**WHAT THIS TASK INVOLVES**
Drop the pictures, then extract the listing word for word.
• • • •
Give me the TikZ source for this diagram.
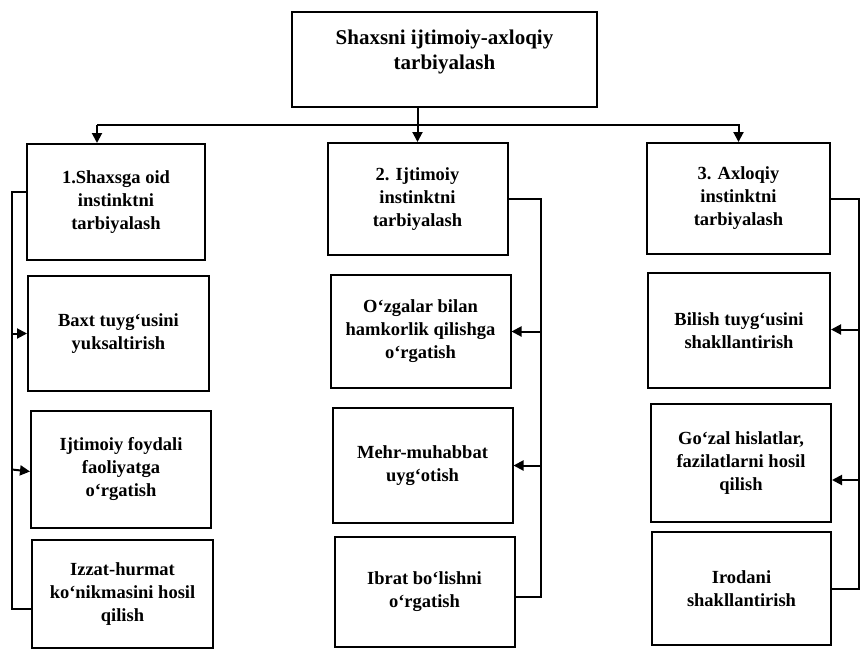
\documentclass[tikz,border=0pt]{standalone}
\usepackage{fontspec}
\setmainfont{Liberation Serif}
\usetikzlibrary{arrows.meta}

\begin{document}
\begin{tikzpicture}[x=1pt,y=-1pt]
            \tikzset{Box/.style={%
                shape=rectangle,%
                draw=black,%
                line width=2pt,%
                minimum width=180pt,%
                minimum height=114pt,%
                inner sep=3pt,%
                align=center,%
                font=\fontsize{18.5}{23}\selectfont\bfseries,%
            }}
            \tikzset{Title/.style={%
                Box,%
                minimum width=305pt,%
                minimum height=95pt,%
                font=\fontsize{21}{25}\selectfont\bfseries,%
            }}
            \tikzset{Link/.style={%
                line width=2pt,%
                -{Triangle[length=10pt,width=10pt]},%
            }}
            \tikzset{Line/.style={%
                line width=2pt,%
            }}

            \useasboundingbox (0,0) rectangle (862,651);

            \node[Title] (top) at (444.5,59.5) {Shaxsni ijtimoiy-axloqiy\\tarbiyalash\\[-5pt]};

            \node[Box, minimum width=178pt, minimum height=116pt] (b1) at (116,202) {1.Shaxsga oid\\instinktni\\tarbiyalash};
            \node[Box, minimum height=112pt] (b2) at (417.5,199) {2. Ijtimoiy\\instinktni\\tarbiyalash};
            \node[Box, minimum width=183pt, minimum height=111pt] (b3) at (738.5,198.5) {3. Axloqiy\\instinktni\\tarbiyalash};

            \node[Box, minimum width=181pt, minimum height=115pt] (b11) at (118.5,333.5) {Baxt tuyg‘usini\\yuksaltirish};
            \node[Box, minimum height=117pt] (b12) at (121,469.5) {Ijtimoiy foydali\\faoliyatga\\o‘rgatish};
            \node[Box, minimum width=181pt, minimum height=108pt] (b13) at (122.5,594) {Izzat-hurmat\\ko‘nikmasini hosil\\qilish};

            \node[Box, minimum height=113pt] (b21) at (420.5,331.5) {O‘zgalar bilan\\hamkorlik qilishga\\o‘rgatish};
            \node[Box, minimum height=115pt] (b22) at (422.5,465.5) {Mehr-muhabbat\\uyg‘otish};
            \node[Box, minimum height=110pt] (b23) at (424.5,591.5) {Ibrat bo‘lishni\\o‘rgatish};

            \node[Box, minimum width=182pt, minimum height=115pt] (b31) at (739,330.5) {Bilish tuyg‘usini\\shakllantirish};
            \node[Box, minimum height=118pt] (b32) at (741,463) {Go‘zal hislatlar,\\fazilatlarni hosil\\qilish};
            \node[Box, minimum width=179pt, minimum height=113pt] (b33) at (741.5,588.5) {Irodani\\shakllantirish};

            % top level
            \coordinate (busL) at (97,125);
            \draw[Link] (b2.north |- top.south) -- (b2.north);
            \draw[Link] (busL) -| (b3.north);
            \draw[Link] (busL) -- (busL |- b1.north);

            % left column
            \coordinate (spineL) at (12,0);
            \draw[Line] ([yshift=10pt]b1.west) -| (spineL |- b13.west) |- ([yshift=-15pt]b13.west);
            \draw[Link] (b11.west -| spineL) -- (b11.west);
            \draw[Link] (b12.west -| spineL) -- ([yshift=-2pt]b12.west);

            % middle column
            \coordinate (spineM) at (541,0);
            \draw[Line] (b2.east) -| (spineM |- b23.east) |- ([yshift=-5pt]b23.east);
            \draw[Link] (b21.east -| spineM) -- (b21.east);
            \draw[Link] (b22.east -| spineM) -- (b22.east);

            % right column
            \coordinate (spineR) at (859,0);
            \draw[Line] (b3.east) -| (spineR |- b33.east) -- (b33.east);
            \draw[Link] ([yshift=1pt]b31.east -| spineR) -- ([yshift=1pt]b31.east);
            \draw[Link] ([yshift=-17pt]b32.east -| spineR) -- ([yshift=-17pt]b32.east);
\end{tikzpicture}
\end{document}
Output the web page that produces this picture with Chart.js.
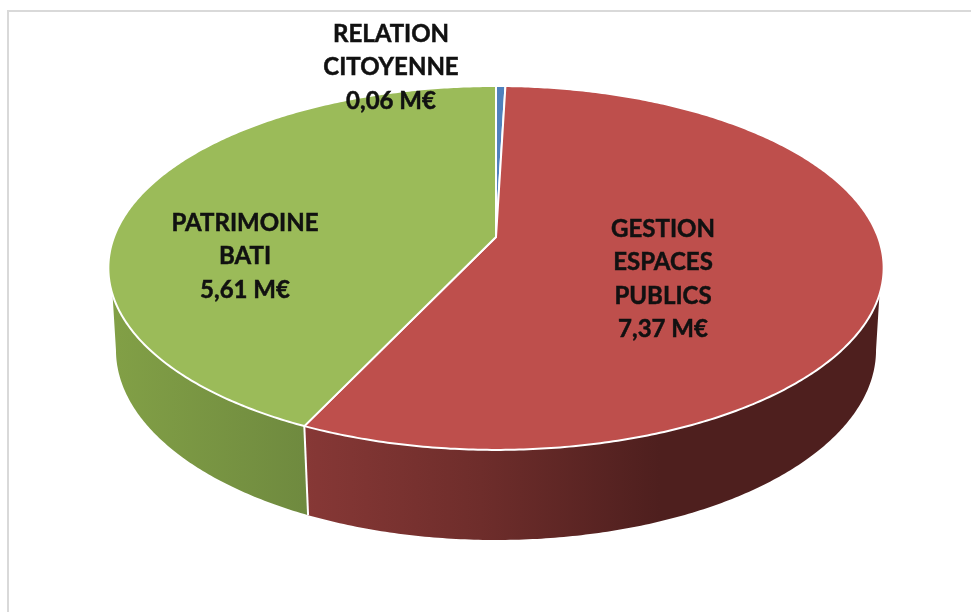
• • • •
**THE SOLUTION**
Give me the TikZ source for this diagram.
\documentclass[tikz,border=0pt]{standalone}
\usepackage{fontspec}
\setmainfont{Liberation Serif}
\usetikzlibrary{arrows.meta}

\begin{document}
\begin{tikzpicture}[x=1pt,y=-1pt]
            \tikzset{Box/.style={%
                shape=rectangle,%
                draw=black,%
                line width=2pt,%
                minimum width=180pt,%
                minimum height=114pt,%
                inner sep=3pt,%
                align=center,%
                font=\fontsize{18.5}{23}\selectfont\bfseries,%
            }}
            \tikzset{Title/.style={%
                Box,%
                minimum width=305pt,%
                minimum height=95pt,%
                font=\fontsize{21}{25}\selectfont\bfseries,%
            }}
            \tikzset{Link/.style={%
                line width=2pt,%
                -{Triangle[length=10pt,width=10pt]},%
            }}
            \tikzset{Line/.style={%
                line width=2pt,%
            }}

            \useasboundingbox (0,0) rectangle (862,651);

            \node[Title] (top) at (444.5,59.5) {Shaxsni ijtimoiy-axloqiy\\tarbiyalash\\[-5pt]};

            \node[Box, minimum width=178pt, minimum height=116pt] (b1) at (116,202) {1.Shaxsga oid\\instinktni\\tarbiyalash};
            \node[Box, minimum height=112pt] (b2) at (417.5,199) {2. Ijtimoiy\\instinktni\\tarbiyalash};
            \node[Box, minimum width=183pt, minimum height=111pt] (b3) at (738.5,198.5) {3. Axloqiy\\instinktni\\tarbiyalash};

            \node[Box, minimum width=181pt, minimum height=115pt] (b11) at (118.5,333.5) {Baxt tuyg‘usini\\yuksaltirish};
            \node[Box, minimum height=117pt] (b12) at (121,469.5) {Ijtimoiy foydali\\faoliyatga\\o‘rgatish};
            \node[Box, minimum width=181pt, minimum height=108pt] (b13) at (122.5,594) {Izzat-hurmat\\ko‘nikmasini hosil\\qilish};

            \node[Box, minimum height=113pt] (b21) at (420.5,331.5) {O‘zgalar bilan\\hamkorlik qilishga\\o‘rgatish};
            \node[Box, minimum height=115pt] (b22) at (422.5,465.5) {Mehr-muhabbat\\uyg‘otish};
            \node[Box, minimum height=110pt] (b23) at (424.5,591.5) {Ibrat bo‘lishni\\o‘rgatish};

            \node[Box, minimum width=182pt, minimum height=115pt] (b31) at (739,330.5) {Bilish tuyg‘usini\\shakllantirish};
            \node[Box, minimum height=118pt] (b32) at (741,463) {Go‘zal hislatlar,\\fazilatlarni hosil\\qilish};
            \node[Box, minimum width=179pt, minimum height=113pt] (b33) at (741.5,588.5) {Irodani\\shakllantirish};

            % top level
            \coordinate (busL) at (97,125);
            \draw[Link] (b2.north |- top.south) -- (b2.north);
            \draw[Link] (busL) -| (b3.north);
            \draw[Link] (busL) -- (busL |- b1.north);

            % left column
            \coordinate (spineL) at (12,0);
            \draw[Line] ([yshift=10pt]b1.west) -| (spineL |- b13.west) |- ([yshift=-15pt]b13.west);
            \draw[Link] (b11.west -| spineL) -- (b11.west);
            \draw[Link] (b12.west -| spineL) -- ([yshift=-2pt]b12.west);

            % middle column
            \coordinate (spineM) at (541,0);
            \draw[Line] (b2.east) -| (spineM |- b23.east) |- ([yshift=-5pt]b23.east);
            \draw[Link] (b21.east -| spineM) -- (b21.east);
            \draw[Link] (b22.east -| spineM) -- (b22.east);

            % right column
            \coordinate (spineR) at (859,0);
            \draw[Line] (b3.east) -| (spineR |- b33.east) -- (b33.east);
            \draw[Link] ([yshift=1pt]b31.east -| spineR) -- ([yshift=1pt]b31.east);
            \draw[Link] ([yshift=-17pt]b32.east -| spineR) -- ([yshift=-17pt]b32.east);
\end{tikzpicture}
\end{document}
Output the web page that produces this picture with Chart.js.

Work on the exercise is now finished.